# What is asked
Copy exactly, and only, the lines below from the first through the one containing "5.6, 5.6, 5.6];", both included; pictures are omitted.

---*---

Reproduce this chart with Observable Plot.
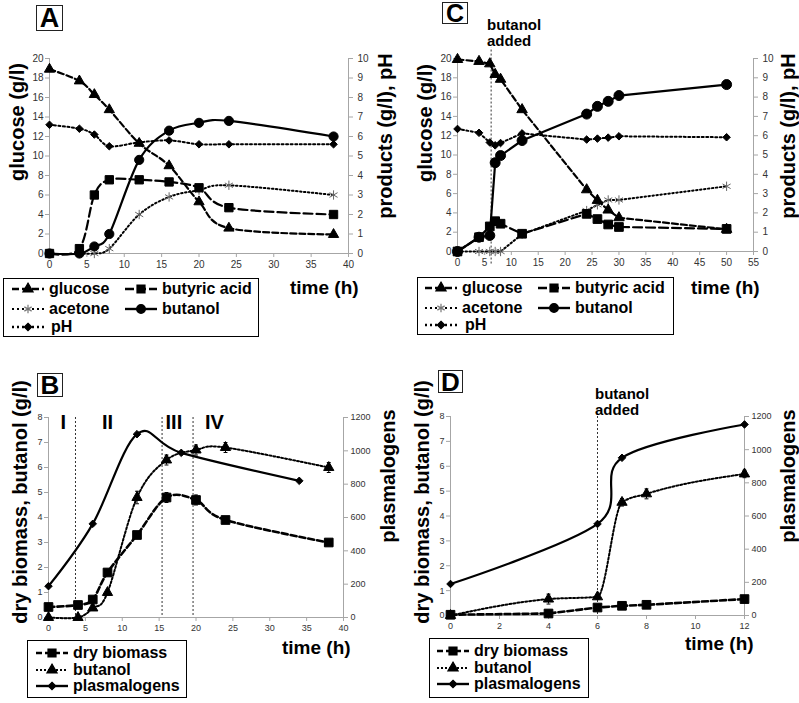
<!DOCTYPE html>
<html><head><meta charset="utf-8">
<script src="https://cdn.jsdelivr.net/npm/d3@7"></script>
<script src="https://cdn.jsdelivr.net/npm/@observablehq/plot@0.6"></script>
<style>
body{margin:0;background:#fff;}
#root{position:relative;width:799px;height:703px;overflow:hidden;background:#fff;font-family:"Liberation Sans",Arial,sans-serif;color:#000;}
.lbl{position:absolute;font-weight:bold;white-space:nowrap;line-height:1;}
.box{position:absolute;border:1.5px solid #000;box-sizing:border-box;}
.item{position:absolute;display:flex;align-items:center;font-weight:bold;font-size:16px;white-space:nowrap;line-height:1;}
.letter{position:absolute;border:1.5px solid #222;box-sizing:border-box;font-weight:bold;display:flex;align-items:center;justify-content:center;line-height:1;}
</style></head><body><div id="root"></div>
<script>
// ---------- Panel A data ----------
const tA = [0, 4, 6, 8, 12, 16, 20, 24, 38];
const glucoseA = [18.9, 17.7, 16.3, 14.75, 11.3, 9.0, 5.3, 2.6, 1.95];
const butyricA = [0, 0.25, 3.0, 3.78, 3.78, 3.67, 3.37, 2.35, 2.0];
const butanolA = [0, 0, 0.36, 1.0, 4.8, 6.3, 6.7, 6.8, 6.0];
const tAcA = [4, 6, 8, 12, 16, 20, 24, 38];
const acetoneA = [0, 0, 0.25, 2.0, 2.9, 3.25, 3.5, 3.0];
const pHA = [6.6, 6.4, 6.1, 5.5, 5.7, 5.8, 5.6, 5.6, 5.6];

// ---------- Panel C data ----------
const tC = [0, 4, 6, 7, 8, 12, 24, 26, 28, 30, 50];
const glucoseC = [19.9, 19.7, 19.45, 18.35, 17.85, 14.7, 6.4, 5.3, 4.3, 3.5, 2.3];
const butyricC = [0, 0.74, 1.3, 1.57, 1.44, 0.92, 1.95, 1.68, 1.4, 1.27, 1.17];
const butanolC = [0, 0.74, 0.83, 4.6, 4.97, 5.75, 7.12, 7.52, 7.78, 8.08, 8.65];
const acetoneC = [0, 0, 0, 0, 0, 0.9, 2.12, 2.42, 2.67, 2.67, 3.38];
const pHC = [6.35, 6.15, 5.65, 5.5, 5.62, 6.12, 5.8, 5.85, 5.9, 5.97, 5.92];
const addedC = [6.25];

// ---------- Panel B data ----------
const tB = [0, 4, 6, 8, 12, 16, 20, 24, 38];
const biomassB = [0.42, 0.5, 0.72, 1.8, 3.3, 4.8, 4.7, 3.9, 3.0];
const biomassErrB = [0, 0, 0, 0, 0, 0.2, 0.2, 0.1, 0];
const butanolB = [0, 0, 0.38, 1.0, 4.8, 6.3, 6.7, 6.8, 6.0];
const butanolErrB = [0, 0, 0, 0, 0.25, 0.2, 0.2, 0.2, 0.2];
const tPlB = [0, 6, 12, 18, 34];
const plasmB = [188, 562, 1100, 988, 820];
const phaseB = [3.66, 15.4, 19.6];
const romanB = ["I", "II", "III", "IV"];
const romanXB = [2, 8, 17, 22.5];

// ---------- Panel D data ----------
const tD = [0, 4, 6, 7, 8, 12];
const biomassD = [0.03, 0.08, 0.32, 0.39, 0.43, 0.66];
const butanolD = [0, 0.66, 0.75, 4.55, 4.89, 5.69];
const butanolErrD = [0, 0.2, 0.1, 0.15, 0.2, 0.15];
const tPlD = [0, 6, 7, 12];
const plasmD = [190, 552, 951, 1152];
const addedD = [6];

// ---------- ticks ----------
const xTicksA = d3.range(0, 41, 5);
const xTicksC = d3.range(0, 56, 5);
const xTicksB = d3.range(0, 41, 5);
const xTicksD = d3.range(0, 13, 2);
const gTicks = d3.range(0, 21, 2);
const pTicks = d3.range(0, 11, 1);
const bTicks = d3.range(0, 9, 1);
const plTicks = d3.range(0, 1201, 200);

const root = document.getElementById("root");
const rows = (t, v, e) => t.map((x, i) => ({t: x, v: v[i], e: e ? e[i] : 0}));
const FONT = '"Liberation Sans", Arial, sans-serif';
const AX = "#a6a6a6";
const capSym = {draw(ctx, size) { const w = Math.sqrt(size) / 2; ctx.moveTo(-w, 0); ctx.lineTo(w, 0); }};

function series(data, k, {dash = null, width = 2, curve = "linear", symbol, r = 4.5, fill = "black", stroke = "black", dotStroke, lineStroke = "black"}) {
  const y = d => d.v * k;
  const marks = [Plot.line(data, {x: "t", y, stroke: lineStroke, strokeWidth: width, strokeDasharray: dash, curve, tension: 0})];
  marks.push(Plot.dot(data, {x: "t", y, symbol, r, fill, stroke: dotStroke ?? stroke, strokeWidth: 1}));
  return marks;
}
function errors(data, k) {
  const d2 = data.filter(d => d.e > 0);
  return [
    Plot.ruleX(d2, {x: "t", y1: d => (d.v - d.e) * k, y2: d => (d.v + d.e) * k, stroke: "black", strokeWidth: 1}),
    Plot.dot(d2, {x: "t", y: d => (d.v + d.e) * k, symbol: capSym, r: 2.2, fill: "none", stroke: "black", strokeWidth: 1}),
    Plot.dot(d2, {x: "t", y: d => (d.v - d.e) * k, symbol: capSym, r: 2.2, fill: "none", stroke: "black", strokeWidth: 1})
  ];
}

function panel({left, top, width, height, ml, mr, mt, mb, xmax, xticks, ymax, yticks, rticks, rk, fs, rpad, marks}) {
  const p = Plot.plot({
    width, height, marginLeft: ml, marginRight: mr, marginTop: mt, marginBottom: mb,
    x: {domain: [0, xmax]}, y: {domain: [0, ymax]},
    style: {fontFamily: FONT, fontSize: fs + "px", background: "transparent", color: "#333", overflow: "visible"},
    marks: [
      Plot.ruleY([0], {stroke: AX}),
      Plot.ruleX([0, xmax], {stroke: AX}),
      Plot.axisX(xticks, {tickSize: 4, tickPadding: 3, stroke: AX, fill: "#333", label: null}),
      Plot.axisY(yticks, {tickSize: 4, tickPadding: 2, stroke: AX, fill: "#333", label: null}),
      Plot.axisY(rticks, {anchor: "right", y: d => d * rk, text: d => String(d), tickSize: 4, tickPadding: rpad, stroke: AX, fill: "#333", label: null}),
      ...marks
    ]
  });
  p.style.position = "absolute"; p.style.left = left + "px"; p.style.top = top + "px";
  root.appendChild(p);
}

function label(text, x, y, size, rot) {
  const d = document.createElement("div");
  d.className = "lbl"; d.textContent = text;
  d.style.left = x + "px"; d.style.top = y + "px"; d.style.fontSize = size + "px";
  d.style.transform = "translate(-50%,-50%)" + (rot ? " rotate(-90deg)" : "");
  root.appendChild(d);
}
function textAt(text, x, y, size) {
  const d = document.createElement("div");
  d.className = "lbl"; d.textContent = text;
  d.style.left = x + "px"; d.style.top = y + "px"; d.style.fontSize = size + "px";
  d.style.transform = "translateY(-50%)";
  root.appendChild(d);
}
function letter(ch, x, y, w, h, size) {
  const d = document.createElement("div");
  d.className = "letter"; d.textContent = ch;
  Object.assign(d.style, {left: x + "px", top: y + "px", width: w + "px", height: h + "px", fontSize: size + "px"});
  root.appendChild(d);
}
const symMap = {triangle: d3.symbolTriangle, square: d3.symbolSquare, circle: d3.symbolCircle, diamond: d3.symbolDiamond2, asterisk: d3.symbolAsterisk};
function sampleSvg(dash, sym, size, width, strokeCol, isStroke) {
  const path = d3.symbol().type(symMap[sym]).size(size)();
  return `<svg width="32" height="14" style="margin-right:3px;overflow:visible"><line x1="0" x2="32" y1="7" y2="7" stroke="${strokeCol}" stroke-width="${width}" ${dash ? `stroke-dasharray="${dash}"` : ""}/>` +
    `<path d="${path}" transform="translate(16,7)" fill="${isStroke ? "none" : "black"}" stroke="${isStroke ? "#777" : "black"}" stroke-width="1.2"/></svg>`;
}
function legend(x, y, w, h, items) {
  const b = document.createElement("div");
  b.className = "box";
  Object.assign(b.style, {left: x + "px", top: y + "px", width: w + "px", height: h + "px"});
  for (const it of items) {
    const d = document.createElement("div");
    d.className = "item";
    d.style.left = it.x + "px"; d.style.top = (it.y - 7) + "px"; d.style.height = "14px";
    d.innerHTML = sampleSvg(it.dash, it.sym, it.size, it.w || 2.4, "black", it.stroke) + `<span style="margin-left:${it.gap || 2}px">${it.label}</span>`;
    b.appendChild(d);
  }
  root.appendChild(b);
}

// ---------- Panel A ----------
panel({left: 0, top: 40, width: 400, height: 235, ml: 49, mr: 52, mt: 18, mb: 22, xmax: 40, xticks: xTicksA,
  ymax: 20, yticks: gTicks, rticks: pTicks, rk: 2, fs: 10, rpad: 5,
  marks: [
    ...series(rows(tA, pHA), 2, {dash: "2,2.5", width: 2, curve: "cardinal", symbol: "diamond2", r: 3.4}),
    ...series(rows(tAcA, acetoneA), 2, {dash: "1.5,2.5", width: 2, curve: "cardinal", symbol: "asterisk", r: 4.4, fill: "none", dotStroke: "#666"}),
    ...series(rows(tA, butyricA), 2, {dash: "9,4", width: 2.2, curve: "cardinal", symbol: "square", r: 4.7}),
    ...series(rows(tA, glucoseA), 1, {dash: "6,3", width: 2.2, curve: "cardinal", symbol: "triangle", r: 3.8}),
    ...series(rows(tA, butanolA), 2, {dash: null, width: 2.2, curve: "cardinal", symbol: "circle", r: 4.6})
  ]});
letter("A", 36, 5, 27, 26, 27);
label("glucose (g/l)", 17, 122, 20, true);
label("products (g/l), pH", 385, 136, 20, true);
textAt("time (h)", 290, 287, 19);
legend(3, 278, 256, 59, [
  {x: 8, y: 10, dash: "7,3", sym: "triangle", size: 45, label: "glucose"},
  {x: 121, y: 10, dash: "9,3", sym: "square", size: 64, label: "butyric acid"},
  {x: 8, y: 30, dash: "2,3", sym: "asterisk", size: 50, label: "acetone", stroke: true, w: 1.8},
  {x: 121, y: 30, dash: null, sym: "circle", size: 60, label: "butanol"},
  {x: 8, y: 48, dash: "2,3", sym: "diamond", size: 36, label: "pH", gap: 4}
]);

// ---------- Panel C ----------
panel({left: 400, top: 40, width: 399, height: 235, ml: 57, mr: 46, mt: 18, mb: 24, xmax: 55, xticks: xTicksC,
  ymax: 20, yticks: gTicks, rticks: pTicks, rk: 2, fs: 10, rpad: 5,
  marks: [
    Plot.ruleX(addedC, {x: d => d, y1: -1.3, y2: 21.1, stroke: "#333", strokeWidth: 1, strokeDasharray: "2,2"}),
    ...series(rows(tC, pHC), 2, {dash: "2,2.5", width: 2, symbol: "diamond2", r: 3.4}),
    ...series(rows(tC, acetoneC), 2, {dash: "1.5,2.5", width: 2, symbol: "asterisk", r: 4.4, fill: "none", dotStroke: "#666"}),
    ...series(rows(tC, butyricC), 2, {dash: "9,4", width: 2.2, symbol: "square", r: 4.9}),
    ...series(rows(tC, glucoseC), 1, {dash: "6,3", width: 2.2, symbol: "triangle", r: 3.9}),
    ...series(rows(tC, butanolC), 2, {dash: null, width: 2.2, symbol: "circle", r: 5})
  ]});
letter("C", 442, 2, 26, 22, 25);
textAt("butanol", 487, 24, 15);
textAt("added", 487, 40, 15);
label("glucose (g/l)", 425, 123, 20, true);
label("products (g/l), pH", 788, 136, 20, true);
textAt("time (h)", 691, 287, 19);
legend(417, 277, 257, 58, [
  {x: 7, y: 10, dash: "7,3", sym: "triangle", size: 45, label: "glucose"},
  {x: 120, y: 10, dash: "9,3", sym: "square", size: 64, label: "butyric acid"},
  {x: 7, y: 30, dash: "2,3", sym: "asterisk", size: 50, label: "acetone", stroke: true, w: 1.8},
  {x: 120, y: 30, dash: null, sym: "circle", size: 60, label: "butanol"},
  {x: 7, y: 47, dash: "2,3", sym: "diamond", size: 36, label: "pH", gap: 5}
]);

// ---------- Panel B ----------
panel({left: 0, top: 400, width: 400, height: 240, ml: 48, mr: 57, mt: 17, mb: 23, xmax: 40, xticks: xTicksB,
  ymax: 8, yticks: bTicks, rticks: plTicks, rk: 1 / 150, fs: 9, rpad: 3,
  marks: [
    Plot.ruleX(phaseB, {x: d => d, stroke: "#333", strokeWidth: 1, strokeDasharray: "2,2"}),
    Plot.text(romanB, {x: (d, i) => romanXB[i], y: 7.8, text: d => d, fontSize: 20, fontWeight: "bold", fill: "black"}),
    ...errors(rows(tB, biomassB, biomassErrB), 1),
    ...errors(rows(tB, butanolB, butanolErrB), 1),
    ...series(rows(tB, biomassB), 1, {dash: "6,3", width: 2.6, curve: "cardinal", symbol: "square", r: 4.9}),
    ...series(rows(tB, butanolB), 1, {dash: "2,2", width: 2, curve: "cardinal", symbol: "triangle", r: 3.8}),
    ...series(rows(tPlB, plasmB), 1 / 150, {dash: null, width: 2.2, curve: "cardinal", symbol: "diamond2", r: 3.4})
  ]});
letter("B", 37, 373, 26, 24, 26);
label("dry biomass, butanol (g/l)", 20, 502, 20, true);
label("plasmalogens", 388, 476, 20, true);
textAt("time (h)", 282, 647, 19);
legend(27, 640, 160, 58, [
  {x: 8, y: 12, dash: "6,3", sym: "square", size: 64, label: "dry biomass"},
  {x: 8, y: 29, dash: "2,2", sym: "triangle", size: 45, label: "butanol", w: 2},
  {x: 8, y: 45, dash: null, sym: "diamond", size: 36, label: "plasmalogens"}
]);

// ---------- Panel D ----------
panel({left: 400, top: 400, width: 399, height: 240, ml: 50, mr: 55, mt: 16, mb: 25, xmax: 12, xticks: xTicksD,
  ymax: 8, yticks: bTicks, rticks: plTicks, rk: 1 / 150, fs: 9, rpad: 3,
  marks: [
    Plot.ruleX(addedD, {x: d => d, stroke: "#333", strokeWidth: 1, strokeDasharray: "2,2"}),
    ...errors(rows(tD, butanolD, butanolErrD), 1),
    ...series(rows(tD, biomassD), 1, {dash: "6,3", width: 2.6, symbol: "square", r: 4.9}),
    ...series(rows(tD, butanolD), 1, {dash: "2,2", width: 2, curve: "monotone-x", symbol: "triangle", r: 3.8}),
    ...series(rows(tPlD, plasmD), 1 / 150, {dash: null, width: 2.2, curve: "cardinal", symbol: "diamond2", r: 3.4})
  ]});
letter("D", 438, 370, 25, 23, 26);
textAt("butanol", 595, 393, 15);
textAt("added", 595, 409, 15);
label("dry biomass, butanol (g/l)", 422, 502, 20, true);
label("plasmalogens", 788, 476, 20, true);
textAt("time (h)", 685, 643, 19);
legend(429, 638, 160, 60, [
  {x: 7, y: 12, dash: "6,3", sym: "square", size: 64, label: "dry biomass"},
  {x: 7, y: 29, dash: "2,2", sym: "triangle", size: 45, label: "butanol", w: 2},
  {x: 7, y: 45, dash: null, sym: "diamond", size: 36, label: "plasmalogens"}
]);
</script></body></html>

---*---

# Solution to the exercise
Reproduce this chart with Observable Plot.
<!DOCTYPE html>
<html><head><meta charset="utf-8">
<script src="https://cdn.jsdelivr.net/npm/d3@7"></script>
<script src="https://cdn.jsdelivr.net/npm/@observablehq/plot@0.6"></script>
<style>
body{margin:0;background:#fff;}
#root{position:relative;width:799px;height:703px;overflow:hidden;background:#fff;font-family:"Liberation Sans",Arial,sans-serif;color:#000;}
.lbl{position:absolute;font-weight:bold;white-space:nowrap;line-height:1;}
.box{position:absolute;border:1.5px solid #000;box-sizing:border-box;}
.item{position:absolute;display:flex;align-items:center;font-weight:bold;font-size:16px;white-space:nowrap;line-height:1;}
.letter{position:absolute;border:1.5px solid #222;box-sizing:border-box;font-weight:bold;display:flex;align-items:center;justify-content:center;line-height:1;}
</style></head><body><div id="root"></div>
<script>
// ---------- Panel A data ----------
const tA = [0, 4, 6, 8, 12, 16, 20, 24, 38];
const glucoseA = [18.9, 17.7, 16.3, 14.75, 11.3, 9.0, 5.3, 2.6, 1.95];
const butyricA = [0, 0.25, 3.0, 3.78, 3.78, 3.67, 3.37, 2.35, 2.0];
const butanolA = [0, 0, 0.36, 1.0, 4.8, 6.3, 6.7, 6.8, 6.0];
const tAcA = [4, 6, 8, 12, 16, 20, 24, 38];
const acetoneA = [0, 0, 0.25, 2.0, 2.9, 3.25, 3.5, 3.0];
const pHA = [6.6, 6.4, 6.1, 5.5, 5.7, 5.8, 5.6, 5.6, 5.6];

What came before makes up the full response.